The right metrics depend on the purpose of the piece. If the goal is awareness, reach and completion rates may matter. If the goal is education, watch time, retention and qualitative feedback may be more useful. If the content supports recruitment, internal engagement or stakeholder understanding, success may be tied to enquiries, survey responses, attendance or behavioural change.

This is where clients sometimes need to resist vanity metrics. Content should not only be easy to publish. It should be possible to evaluate against a clear objective.

Strategy works best when creative and production teams are involved early

Many content problems are avoidable when strategy, creative and production are connected from the beginning. Too often, businesses separate them. The strategy is done in one corner, the creative in another, and production is expected to make it all work at the end.
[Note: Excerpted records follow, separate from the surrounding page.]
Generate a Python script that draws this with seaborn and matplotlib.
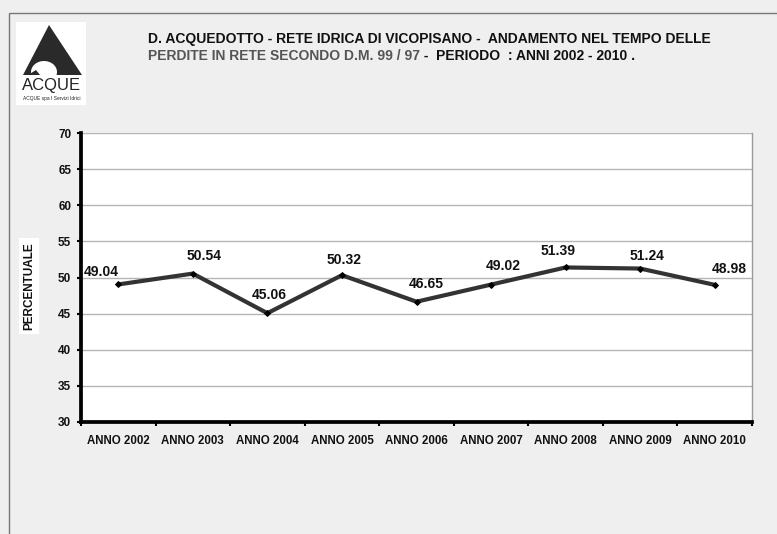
import numpy as np
import pandas as pd
import matplotlib
matplotlib.use('Agg')
import matplotlib.pyplot as plt
import seaborn as sns
from matplotlib.patches import Rectangle, Polygon, Ellipse

# dati
anni = ['ANNO 2002', 'ANNO 2003', 'ANNO 2004', 'ANNO 2005', 'ANNO 2006',
        'ANNO 2007', 'ANNO 2008', 'ANNO 2009', 'ANNO 2010']
perdite = [49.04, 50.54, 45.06, 50.32, 46.65, 49.02, 51.39, 51.24, 48.98]

# spostamento etichette (pixel) come nell'originale
nudge_x = [-17, 11, 2, 2, 10, 12, -8, 7, 15]
nudge_y = [12, 18, 18, 15, 18, 19, 16, 13, 16]

sns.set_theme(style='white')
plt.rcParams['font.family'] = ['Liberation Sans', 'DejaVu Sans']

df = pd.DataFrame({'anno': anni, 'perdite': perdite})

fig = plt.figure(figsize=(7.77, 5.34), dpi=100, facecolor='#efefef')
W, H = 777, 534

# cornice grigia
fig.patches.append(Rectangle((9 / W, -0.1), 1.1, 1 - 13 / H + 0.1, transform=fig.transFigure,
                             fill=False, edgecolor='#777777', lw=1.0, zorder=0))

ax = fig.add_axes([81 / W, 1 - 422 / H, (752 - 81) / W, (422 - 133) / H])
ax.set_facecolor('white')

sns.lineplot(data=df, x='anno', y='perdite', ax=ax, color='#333333', lw=3,
             marker='D', markersize=3, markerfacecolor='black', markeredgecolor='black',
             sort=False, zorder=3)

for i, v in enumerate(perdite):
    ax.annotate(f'{v:.2f}', (i, v), xytext=(nudge_x[i], nudge_y[i]), textcoords='offset pixels',
                ha='center', va='center', fontsize=10, fontweight='bold', color='#111111')

ax.set_xlim(-0.5, len(anni) - 0.5)
ax.set_ylim(30, 70)
ax.set_yticks(np.arange(30, 71, 5))
ax.yaxis.grid(True, color='#b5b5b5', lw=1)
ax.xaxis.grid(False)
ax.set_xticks(np.arange(-0.5, len(anni), 1), minor=True)
ax.tick_params(axis='x', which='major', length=0, pad=9, labelsize=8.3)
ax.tick_params(axis='x', which='minor', length=3, width=1.5, color='black', direction='out', bottom=True)
ax.tick_params(axis='y', length=3, width=1.5, color='black', direction='out', left=True, pad=4, labelsize=8.5)
for lab in ax.get_xticklabels() + ax.get_yticklabels():
    lab.set_fontweight('bold')
    lab.set_color('#111111')

for s in ['left', 'bottom']:
    ax.spines[s].set_color('black')
    ax.spines[s].set_linewidth(2.7)
ax.spines['right'].set_color('#999999')
ax.spines['right'].set_linewidth(1)
ax.spines['top'].set_visible(False)
ax.set_xlabel('')
ax.set_ylabel('')

fig.text(29 / W, 1 - 286 / H, 'PERCENTUALE', rotation=90, ha='center', va='center',
         fontsize=8.5, fontweight='bold', color='#111111',
         bbox=dict(facecolor='white', edgecolor='none', pad=3))

# logo
fig.patches.append(Rectangle((16 / W, 1 - 105 / H), 70 / W, 83 / H, transform=fig.transFigure,
                             facecolor='white', edgecolor='none', zorder=1))
fig.patches.append(Polygon([(49 / W, 1 - 25 / H), (23 / W, 1 - 75 / H), (82 / W, 1 - 75 / H)],
                           closed=True, transform=fig.transFigure, facecolor='#2a2a2a',
                           edgecolor='none', zorder=2))
fig.patches.append(Ellipse((44 / W, 1 - 72 / H), 26 / W, 22 / H, transform=fig.transFigure,
                           facecolor='white', edgecolor='none', zorder=3))
fig.patches.append(Polygon([(36 / W, 1 - 70 / H), (28 / W, 1 - 75 / H), (40 / W, 1 - 75 / H)],
                           closed=True, transform=fig.transFigure, facecolor='#2a2a2a',
                           edgecolor='none', zorder=4))
fig.text(52 / W, 1 - 90 / H, 'ACQUE', ha='center', va='baseline', fontsize=12,
         color='#222222', family=['Liberation Sans Narrow', 'Liberation Sans'])
fig.text(52 / W, 1 - 100 / H, 'ACQUE spa I Servizi Idrici', ha='center', va='baseline',
         fontsize=3.5, color='#222222')

# titolo
t1 = fig.text(148 / W, 1 - 39 / H, 'D. ACQUEDOTTO - RETE IDRICA DI VICOPISANO -  ANDAMENTO NEL TEMPO DELLE',
              ha='left', va='center', fontsize=10, fontweight='bold', color='#111111')
t2 = fig.text(148 / W, 1 - 56 / H, 'PERDITE IN RETE SECONDO D.M. 99 / 97',
              ha='left', va='center', fontsize=10, fontweight='bold', color='#555555')
fig.canvas.draw()
bb = t2.get_window_extent()
fig.text(bb.x1 / W, 1 - 56 / H, ' -  PERIODO  : ANNI 2002 - 2010 .',
         ha='left', va='center', fontsize=10, fontweight='bold', color='#111111')

fig.savefig('out.png', dpi=100, facecolor=fig.get_facecolor())
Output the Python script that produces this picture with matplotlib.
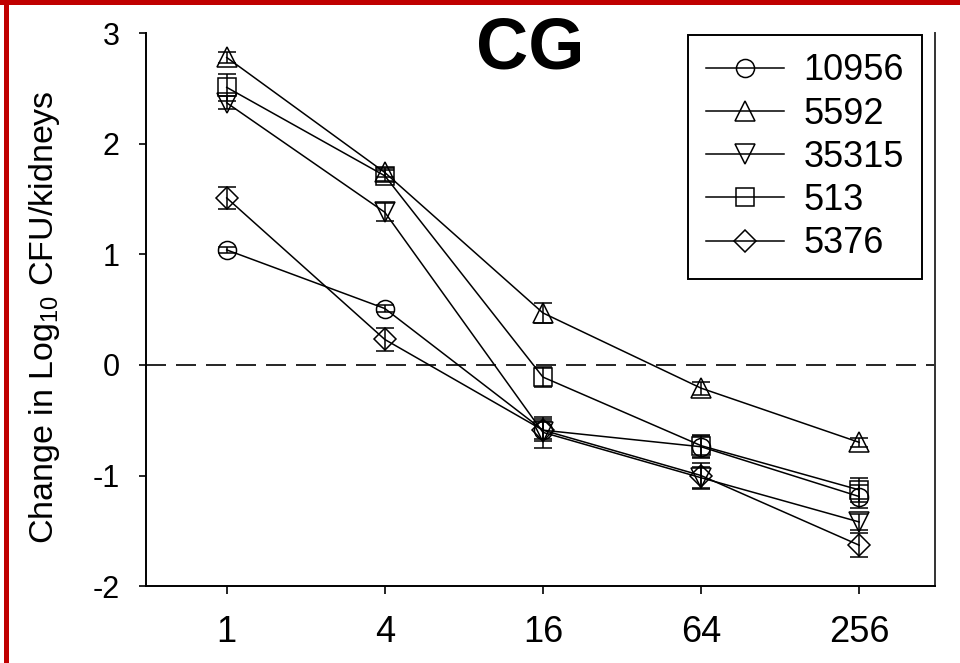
import numpy as np
import matplotlib.pyplot as plt
from matplotlib.patches import Rectangle
from matplotlib.ticker import NullLocator

plt.rcParams['font.family'] = ['Liberation Sans', 'DejaVu Sans']
plt.rcParams['mathtext.fontset'] = 'custom'
plt.rcParams['mathtext.rm'] = 'Liberation Sans'
plt.rcParams['mathtext.it'] = 'Liberation Sans'
plt.rcParams['axes.unicode_minus'] = False

# Dose (fold MIC) and change in log10 CFU per strain
doses = [1, 4, 16, 64, 256]
strains = ['10956', '5592', '35315', '513', '5376']

y_10956 = [1.04, 0.51, -0.59, -0.74, -1.19]
y_5592 = [2.78, 1.74, 0.47, -0.21, -0.70]
y_35315 = [2.37, 1.38, -0.61, -1.02, -1.42]
y_513 = [2.51, 1.71, -0.11, -0.73, -1.13]
y_5376 = [1.51, 0.23, -0.59, -1.00, -1.63]

err_10956 = [0.03, 0.03, 0.10, 0.10, 0.10]
err_5592 = [0.05, 0.04, 0.09, 0.06, 0.04]
err_35315 = [0.06, 0.08, 0.14, 0.10, 0.07]
err_513 = [0.12, 0.05, 0.09, 0.10, 0.11]
err_5376 = [0.10, 0.10, 0.08, 0.11, 0.11]

values = [y_10956, y_5592, y_35315, y_513, y_5376]
errors = [err_10956, err_5592, err_35315, err_513, err_5376]
markers = ['o', '^', 'v', 's', 'D']
msizes = [13, 15, 15, 13.5, 11.7]

fig = plt.figure(figsize=(9.6, 6.63), dpi=100)
ax = fig.add_axes([0.152, 0.116, 0.822, 0.834])

lines = []
for name, y, e, m, ms in zip(strains, values, errors, markers, msizes):
    ax.errorbar(doses, y, yerr=e, fmt='none', ecolor='black', elinewidth=1.1,
                capsize=6.8, capthick=1.1, zorder=3)
    ln, = ax.plot(doses, y, color='black', lw=1.1, marker=m, ms=ms,
                  mfc='none', mec='black', mew=1.1, label=name, zorder=4)
    lines.append(ln)

ax.axhline(0, color='black', lw=1.2, dashes=(12, 6), zorder=2)

ax.set_xscale('log', base=2)
ax.set_xlim(2 ** -1.022, 2 ** 8.96)
ax.set_xticks(doses)
ax.set_xticklabels([str(d) for d in doses])
ax.xaxis.set_minor_locator(NullLocator())
ax.set_ylim(-2, 3)
ax.set_yticks(range(-2, 4))

ax.spines['top'].set_visible(False)
for s in ['left', 'bottom', 'right']:
    ax.spines[s].set_linewidth(1.4)
ax.spines['right'].set_color('#333333')
ax.tick_params(axis='y', direction='out', length=5, width=1.2, pad=14, labelsize=22)
ax.tick_params(axis='x', direction='out', length=6, width=1.2, pad=15, labelsize=26)

ax.set_ylabel('Change in Log$_{10}$ CFU/kidneys', fontsize=24.5)
ax.yaxis.set_label_coords(-0.106, 0.486)

fig.text(0.552, 0.896, 'CG', fontsize=52, fontweight='bold', ha='center', va='baseline')

leg = ax.legend(handles=lines, loc='upper right', bbox_to_anchor=(0.9604, 0.947),
                bbox_transform=fig.transFigure, borderaxespad=0, fontsize=26,
                numpoints=1, fancybox=False, framealpha=1, edgecolor='black',
                handlelength=2.16, handletextpad=0.55, labelspacing=0.23,
                borderpad=0.5)
leg.get_frame().set_linewidth(1.4)

# red slide frame on the top and left edges
fig.add_artist(Rectangle((0, 1 - 5 / 663), 1, 5 / 663, transform=fig.transFigure,
                         color='#C00000', lw=0))
fig.add_artist(Rectangle((4 / 960, 0), 5 / 960, 1, transform=fig.transFigure,
                         color='#C00000', lw=0))

fig.savefig('out.png', dpi=100)
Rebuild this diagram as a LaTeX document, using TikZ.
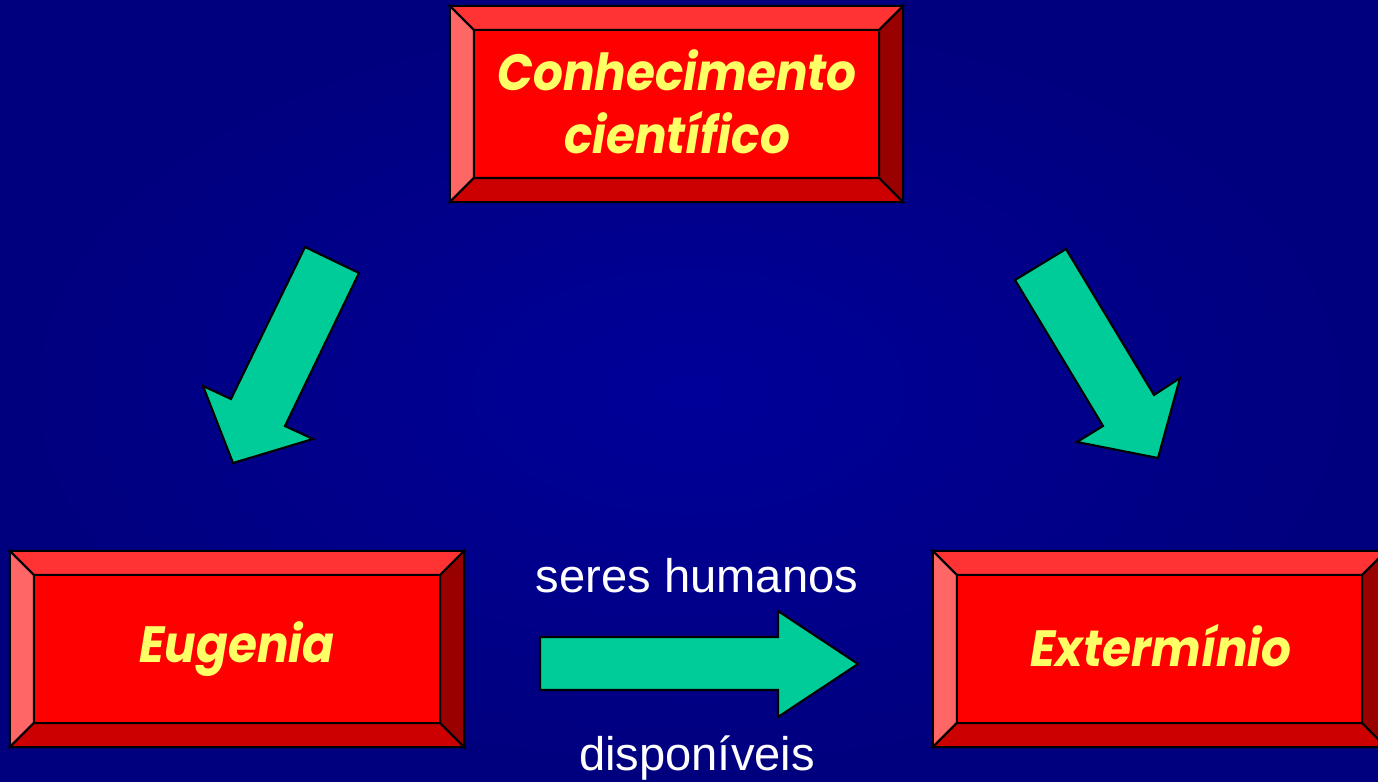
\documentclass[tikz,border=0pt]{standalone}
\usepackage{graphicx}
\usepackage{fontspec}
\setmainfont{Liberation Sans}
\newfontfamily\comicfont{Poppins}
\usetikzlibrary{calc}
\definecolor{bgin}{HTML}{000099}
\definecolor{bgout}{HTML}{00007E}
\definecolor{bvtop}{HTML}{FF3333}
\definecolor{bvleft}{HTML}{FF6666}
\definecolor{bvbot}{HTML}{CC0000}
\definecolor{bvright}{HTML}{990000}
\definecolor{bvface}{HTML}{FF0000}
\definecolor{txtyellow}{HTML}{FFFF66}
\definecolor{arrowgreen}{HTML}{00CC99}
\newcommand\narrowtxt[1]{\scalebox{0.92}[1]{#1}}
\tikzset{
  boxgeom/.style={inner sep=0pt, outer sep=0pt, draw=none},
  bevelpart/.style={draw=black, line width=0.6pt, line join=miter},
  boxtext/.style={text=txtyellow, align=center, font=\comicfont\bfseries\itshape\fontsize{14.5pt}{18pt}\selectfont},
  blockarrow/.style={fill=arrowgreen, draw=black, line width=0.6pt, line join=miter},
  labeltext/.style={text=white, font=\fontsize{13.4pt}{16pt}\selectfont, inner sep=0pt, anchor=base}
}
\newcommand\bevelof[1]{%
  \coordinate (iNW) at ($(#1.north west)+(24,24)$);
  \coordinate (iNE) at ($(#1.north east)+(-24,24)$);
  \coordinate (iSW) at ($(#1.south west)+(24,-24)$);
  \coordinate (iSE) at ($(#1.south east)+(-24,-24)$);
  \fill[bvface] (iNW) rectangle (iSE);
  \draw[bevelpart, fill=bvtop] (#1.north west) -- (#1.north east) -- (iNE) -- (iNW) -- cycle;
  \draw[bevelpart, fill=bvleft] (#1.north west) -- (iNW) -- (iSW) -- (#1.south west) -- cycle;
  \draw[bevelpart, fill=bvbot] (#1.south west) -- (iSW) -- (iSE) -- (#1.south east) -- cycle;
  \draw[bevelpart, fill=bvright] (#1.north east) -- (#1.south east) -- (iSE) -- (iNE) -- cycle;
  \draw[bevelpart] (iNW) rectangle (iSE);
}
\begin{document}
\begin{tikzpicture}[x=0.01cm, y=-0.01cm]
\useasboundingbox (0,0) rectangle (1378,782);
\clip (0,0) rectangle (1378,782);
\shade[inner color=bgin, outer color=bgout] (0,0) rectangle (1378,782);

% boxes
\node[boxgeom, minimum width=4.53cm, minimum height=1.96cm] (top) at (676.5,104) {};
\bevelof{top}
\node[boxtext] (toptext) at (677,102) {\narrowtxt{Conhecimento}\\\narrowtxt{científico}};

\node[boxgeom, minimum width=4.54cm, minimum height=1.96cm] (eug) at (237,649) {};
\bevelof{eug}
\node[boxtext] (eugtext) at (eug) {\narrowtxt{Eugenia}};

\node[boxgeom, minimum width=4.53cm, minimum height=1.96cm] (ext) at (1159.5,649) {};
\bevelof{ext}
\node[boxtext] (exttext) at (1161,646) {\narrowtxt{Extermínio}};

% block arrows
\draw[blockarrow] (305,247) -- (359,273) -- (285,426) -- (313,439) -- (233,463) -- (203,386) -- (231,399) -- cycle;
\draw[blockarrow] (1015,280) -- (1066,249) -- (1154,395) -- (1180,378) -- (1158,458) -- (1077,442) -- (1103,426) -- cycle;
\draw[blockarrow] (540,637) -- (778,637) -- (778,611) -- (858,664) -- (778,717) -- (778,690) -- (540,690) -- cycle;

% labels
\node[labeltext] (lab1) at (697,593) {seres humanos};
\node[labeltext] (lab2) at (697,770) {disponíveis};
\end{tikzpicture}
\end{document}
That usually leads to inefficiency. Ideas are approved that are difficult to film, budgets are allocated without understanding the real scope, and post-production ends up solving issues that should have been addressed in pre-production.

An integrated process is simply more effective. It gives you clearer recommendations on what to make, how to make it and how to get the greatest value from each production day. For clients, it also makes the whole experience easier. There is less duplication, less confusion and more confidence that the finished content will meet the brief.

For teams looking for a practical branded content strategy guide, the key principle is straightforward: make strategy specific enough to direct production, and make production considered enough to protect strategy. That is where strong branded content starts to deliver not just attention, but genuine communication results.

If your next campaign needs to explain, persuade or engage, it is worth slowing down just enough to get the foundations right. Better planning does not make content less creative – it gives the creative work a far better chance of landing.